Requirements:
Take every line where the string "chart" appears and copy it.

Material:
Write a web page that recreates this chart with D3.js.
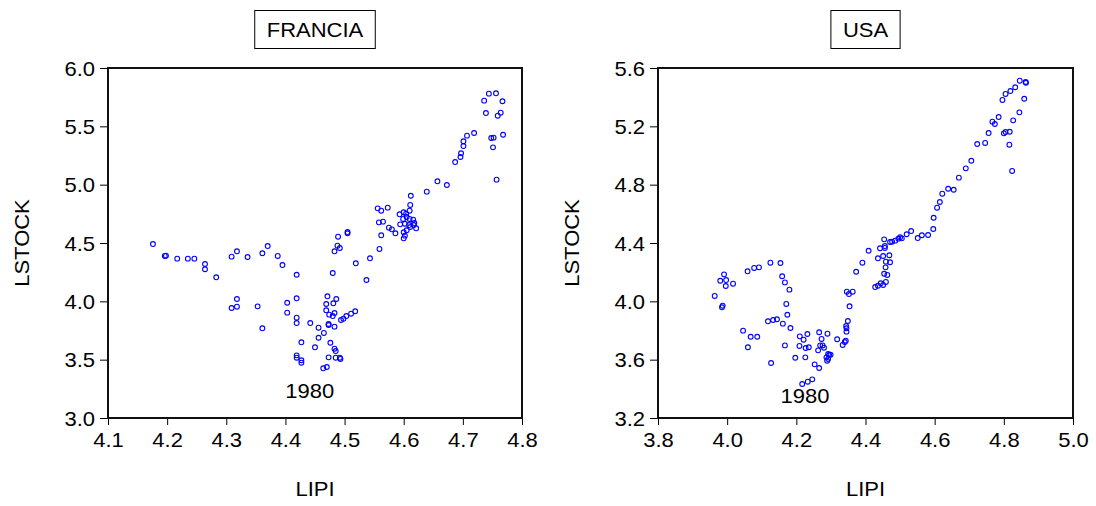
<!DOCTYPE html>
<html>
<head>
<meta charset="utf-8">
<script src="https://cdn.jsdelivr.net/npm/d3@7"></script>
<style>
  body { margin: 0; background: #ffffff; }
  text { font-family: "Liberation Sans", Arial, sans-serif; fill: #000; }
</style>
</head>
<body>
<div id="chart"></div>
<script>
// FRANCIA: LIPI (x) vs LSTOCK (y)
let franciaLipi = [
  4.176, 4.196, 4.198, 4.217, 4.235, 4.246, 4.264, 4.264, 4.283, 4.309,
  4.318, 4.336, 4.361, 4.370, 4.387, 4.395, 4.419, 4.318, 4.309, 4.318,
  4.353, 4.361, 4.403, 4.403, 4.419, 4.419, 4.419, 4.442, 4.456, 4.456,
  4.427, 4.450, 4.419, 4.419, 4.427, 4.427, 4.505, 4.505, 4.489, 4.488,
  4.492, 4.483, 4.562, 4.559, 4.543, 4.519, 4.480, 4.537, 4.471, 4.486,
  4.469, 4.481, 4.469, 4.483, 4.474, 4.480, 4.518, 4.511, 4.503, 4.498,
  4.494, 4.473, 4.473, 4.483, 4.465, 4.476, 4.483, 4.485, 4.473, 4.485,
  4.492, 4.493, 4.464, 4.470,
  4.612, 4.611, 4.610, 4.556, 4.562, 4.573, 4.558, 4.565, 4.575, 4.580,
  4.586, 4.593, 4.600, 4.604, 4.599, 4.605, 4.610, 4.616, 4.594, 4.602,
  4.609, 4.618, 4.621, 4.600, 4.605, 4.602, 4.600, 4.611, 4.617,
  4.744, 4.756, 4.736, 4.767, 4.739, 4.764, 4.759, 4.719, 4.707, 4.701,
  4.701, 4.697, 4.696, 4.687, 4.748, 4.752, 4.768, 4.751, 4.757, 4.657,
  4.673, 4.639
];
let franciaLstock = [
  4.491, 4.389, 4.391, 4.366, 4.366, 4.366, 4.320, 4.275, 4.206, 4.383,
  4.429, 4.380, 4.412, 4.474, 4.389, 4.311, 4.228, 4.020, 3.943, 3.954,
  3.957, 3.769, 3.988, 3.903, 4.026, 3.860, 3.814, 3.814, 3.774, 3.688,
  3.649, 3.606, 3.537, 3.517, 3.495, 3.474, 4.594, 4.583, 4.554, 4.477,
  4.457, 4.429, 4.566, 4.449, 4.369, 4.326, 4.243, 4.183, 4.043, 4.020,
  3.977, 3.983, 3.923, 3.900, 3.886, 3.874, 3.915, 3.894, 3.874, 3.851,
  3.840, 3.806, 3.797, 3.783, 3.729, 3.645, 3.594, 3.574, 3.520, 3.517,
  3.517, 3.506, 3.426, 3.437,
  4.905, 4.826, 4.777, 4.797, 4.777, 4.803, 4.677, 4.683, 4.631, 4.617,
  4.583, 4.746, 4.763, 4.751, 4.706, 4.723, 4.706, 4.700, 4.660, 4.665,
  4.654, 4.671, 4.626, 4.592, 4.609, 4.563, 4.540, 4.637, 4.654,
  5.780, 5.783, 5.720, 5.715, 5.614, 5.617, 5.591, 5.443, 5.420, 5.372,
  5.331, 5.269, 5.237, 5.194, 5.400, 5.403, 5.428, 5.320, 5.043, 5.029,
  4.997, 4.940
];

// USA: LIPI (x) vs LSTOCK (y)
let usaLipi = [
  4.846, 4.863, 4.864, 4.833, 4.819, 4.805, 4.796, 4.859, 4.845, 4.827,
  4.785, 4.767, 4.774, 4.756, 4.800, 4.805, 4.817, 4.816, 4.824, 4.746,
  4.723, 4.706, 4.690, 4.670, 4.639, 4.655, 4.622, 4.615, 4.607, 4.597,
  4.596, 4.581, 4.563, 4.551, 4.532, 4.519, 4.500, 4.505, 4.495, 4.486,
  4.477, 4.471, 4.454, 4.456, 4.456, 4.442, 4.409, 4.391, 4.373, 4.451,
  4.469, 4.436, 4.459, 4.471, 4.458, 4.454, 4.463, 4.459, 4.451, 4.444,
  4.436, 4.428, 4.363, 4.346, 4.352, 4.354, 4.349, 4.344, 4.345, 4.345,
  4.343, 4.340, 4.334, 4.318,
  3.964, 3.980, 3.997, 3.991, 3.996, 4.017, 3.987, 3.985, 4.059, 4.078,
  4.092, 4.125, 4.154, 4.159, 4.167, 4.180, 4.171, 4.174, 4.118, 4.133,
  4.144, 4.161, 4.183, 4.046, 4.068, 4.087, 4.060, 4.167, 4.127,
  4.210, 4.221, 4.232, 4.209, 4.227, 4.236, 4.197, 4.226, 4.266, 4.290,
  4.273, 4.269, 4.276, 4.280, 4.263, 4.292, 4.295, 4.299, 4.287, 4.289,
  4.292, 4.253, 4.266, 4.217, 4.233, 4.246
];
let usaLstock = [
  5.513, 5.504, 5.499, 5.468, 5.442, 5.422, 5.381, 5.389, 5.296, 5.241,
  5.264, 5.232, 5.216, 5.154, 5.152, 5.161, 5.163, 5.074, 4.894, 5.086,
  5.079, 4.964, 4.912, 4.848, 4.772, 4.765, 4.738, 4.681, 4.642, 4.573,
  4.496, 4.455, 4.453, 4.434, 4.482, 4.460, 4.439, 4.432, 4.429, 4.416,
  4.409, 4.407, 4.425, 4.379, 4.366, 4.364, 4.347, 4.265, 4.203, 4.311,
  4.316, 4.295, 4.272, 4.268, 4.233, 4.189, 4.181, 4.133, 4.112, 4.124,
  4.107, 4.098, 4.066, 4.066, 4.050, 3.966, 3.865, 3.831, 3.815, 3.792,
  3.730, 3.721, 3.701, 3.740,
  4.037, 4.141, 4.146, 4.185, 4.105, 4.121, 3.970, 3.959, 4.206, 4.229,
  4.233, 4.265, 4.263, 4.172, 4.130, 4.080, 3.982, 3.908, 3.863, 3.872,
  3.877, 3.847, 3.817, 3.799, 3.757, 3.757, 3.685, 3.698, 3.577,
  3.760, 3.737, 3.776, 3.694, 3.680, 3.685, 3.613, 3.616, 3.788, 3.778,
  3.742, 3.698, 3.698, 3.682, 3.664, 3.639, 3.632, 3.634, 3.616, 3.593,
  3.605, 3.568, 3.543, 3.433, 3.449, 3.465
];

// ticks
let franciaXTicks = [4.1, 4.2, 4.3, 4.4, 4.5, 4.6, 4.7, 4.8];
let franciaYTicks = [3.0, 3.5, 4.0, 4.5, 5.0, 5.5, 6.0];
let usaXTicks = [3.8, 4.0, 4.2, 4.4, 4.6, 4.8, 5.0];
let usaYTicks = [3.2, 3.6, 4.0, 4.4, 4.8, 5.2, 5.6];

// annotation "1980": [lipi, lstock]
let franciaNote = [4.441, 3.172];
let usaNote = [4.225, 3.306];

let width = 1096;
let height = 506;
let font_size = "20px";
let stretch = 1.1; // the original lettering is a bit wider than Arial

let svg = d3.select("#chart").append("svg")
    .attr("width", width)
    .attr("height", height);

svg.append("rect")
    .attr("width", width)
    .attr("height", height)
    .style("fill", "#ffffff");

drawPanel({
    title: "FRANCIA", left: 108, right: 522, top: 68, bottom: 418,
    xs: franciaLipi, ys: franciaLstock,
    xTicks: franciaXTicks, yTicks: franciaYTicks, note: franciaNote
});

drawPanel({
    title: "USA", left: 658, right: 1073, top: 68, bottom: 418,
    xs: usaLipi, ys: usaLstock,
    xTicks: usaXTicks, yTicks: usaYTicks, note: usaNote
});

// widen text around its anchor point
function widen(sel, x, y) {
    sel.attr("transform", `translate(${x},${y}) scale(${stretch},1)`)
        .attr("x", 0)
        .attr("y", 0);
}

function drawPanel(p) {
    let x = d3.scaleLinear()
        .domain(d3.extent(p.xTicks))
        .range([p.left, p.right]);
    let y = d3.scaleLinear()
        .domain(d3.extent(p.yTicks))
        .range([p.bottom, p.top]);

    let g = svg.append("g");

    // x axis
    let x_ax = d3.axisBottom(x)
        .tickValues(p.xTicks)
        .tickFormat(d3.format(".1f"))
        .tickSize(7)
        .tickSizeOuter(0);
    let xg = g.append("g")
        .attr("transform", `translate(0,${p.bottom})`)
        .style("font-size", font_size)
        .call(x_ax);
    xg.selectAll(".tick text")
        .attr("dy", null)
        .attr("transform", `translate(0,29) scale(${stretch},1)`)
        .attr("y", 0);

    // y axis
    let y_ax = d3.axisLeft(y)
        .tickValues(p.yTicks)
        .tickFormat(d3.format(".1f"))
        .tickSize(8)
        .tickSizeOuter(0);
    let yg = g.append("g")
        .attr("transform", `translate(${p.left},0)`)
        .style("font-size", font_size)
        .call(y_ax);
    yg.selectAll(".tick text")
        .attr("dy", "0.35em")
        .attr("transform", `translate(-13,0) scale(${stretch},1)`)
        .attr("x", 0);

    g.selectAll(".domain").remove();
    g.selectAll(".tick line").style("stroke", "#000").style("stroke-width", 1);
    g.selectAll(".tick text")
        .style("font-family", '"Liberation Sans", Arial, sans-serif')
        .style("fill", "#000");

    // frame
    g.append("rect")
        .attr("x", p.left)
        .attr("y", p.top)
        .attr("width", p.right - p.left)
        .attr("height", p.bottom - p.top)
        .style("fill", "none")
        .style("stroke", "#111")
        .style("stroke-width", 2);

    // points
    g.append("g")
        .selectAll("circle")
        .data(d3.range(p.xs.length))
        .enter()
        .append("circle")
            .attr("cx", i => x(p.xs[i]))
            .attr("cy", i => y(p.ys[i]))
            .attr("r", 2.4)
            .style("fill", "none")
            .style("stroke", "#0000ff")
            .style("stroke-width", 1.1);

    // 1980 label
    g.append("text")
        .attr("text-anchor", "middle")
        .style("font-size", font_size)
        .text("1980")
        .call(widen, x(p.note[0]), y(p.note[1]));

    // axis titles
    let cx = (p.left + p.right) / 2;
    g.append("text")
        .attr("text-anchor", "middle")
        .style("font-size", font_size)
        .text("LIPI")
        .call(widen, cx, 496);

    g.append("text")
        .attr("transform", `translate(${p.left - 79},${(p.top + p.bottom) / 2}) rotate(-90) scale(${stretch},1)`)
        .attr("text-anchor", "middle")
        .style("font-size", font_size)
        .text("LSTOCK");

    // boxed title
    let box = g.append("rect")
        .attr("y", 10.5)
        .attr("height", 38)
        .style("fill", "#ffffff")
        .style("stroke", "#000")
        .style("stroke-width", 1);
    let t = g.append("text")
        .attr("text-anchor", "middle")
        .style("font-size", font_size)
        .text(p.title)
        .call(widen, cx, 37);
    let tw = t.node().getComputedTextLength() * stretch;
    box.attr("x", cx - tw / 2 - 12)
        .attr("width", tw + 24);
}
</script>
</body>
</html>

Complete answer:
Write a web page that recreates this chart with D3.js.
<div id="chart"></div>
let svg = d3.select("#chart").append("svg")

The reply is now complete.